# Sweet Ass Throne



## chompy (Mar 24, 2006)

Check this out, it looks good and is functional.


----------



## Ciddian (Mar 15, 2006)

easy water changes...rofl! 

did you see the sink one?


----------



## Aquatic Designs (Apr 2, 2006)

Does it do a W/C every time you flush?


----------



## jrs (Mar 18, 2006)

Jason

I am not hammering you but maybe you should back off on the whole flushing thing. You must admit your leaving the door wide open.

LOL 

jrs


----------



## Plant Crazy (Mar 24, 2006)

I think that tank would look good with a 'Mr. Hanky' figurine. (South Park fans anyone?)


----------



## Ciddian (Mar 15, 2006)

LoL stan


----------



## Aquatic Designs (Apr 2, 2006)

Thanks JRS. I said W/C not flushing the fish. It makes you really wonder what those people are thinking as all thier waste water goes down the drain too. If they are so overly concerned about introducing pathogens to our local water ways, what do they think is happening when they drain thier tanks into the sink? I wouldn't recommend flushing a live fish. But flushing a dead fish can have no more of a negative effect then draining your waste water into the system.

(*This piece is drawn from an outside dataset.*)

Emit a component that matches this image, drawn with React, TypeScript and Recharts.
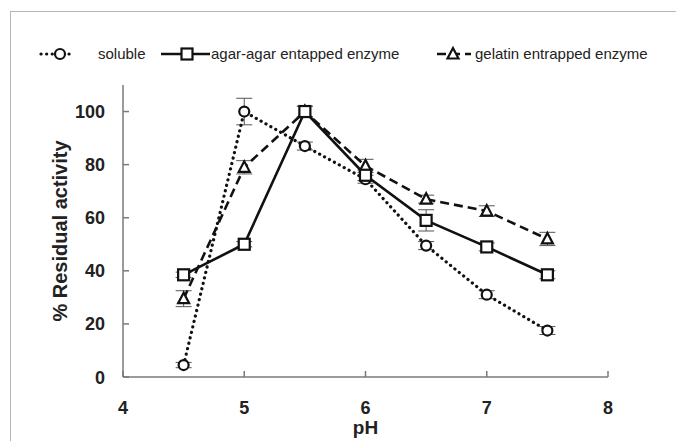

Just goes to show the reasons for those negative posts where not really directed at my comment but rather towards me personally. "Some people can't open thier mouth without subtracting from the sum of human knowledge".


----------



## Grey Legion (Mar 20, 2006)

Now Now Jason don't go getting yourself all worked up, We all know that no forum is complete with the "I have something to say about everything" guy
but don't let one bad apple spoil the bunch..


----------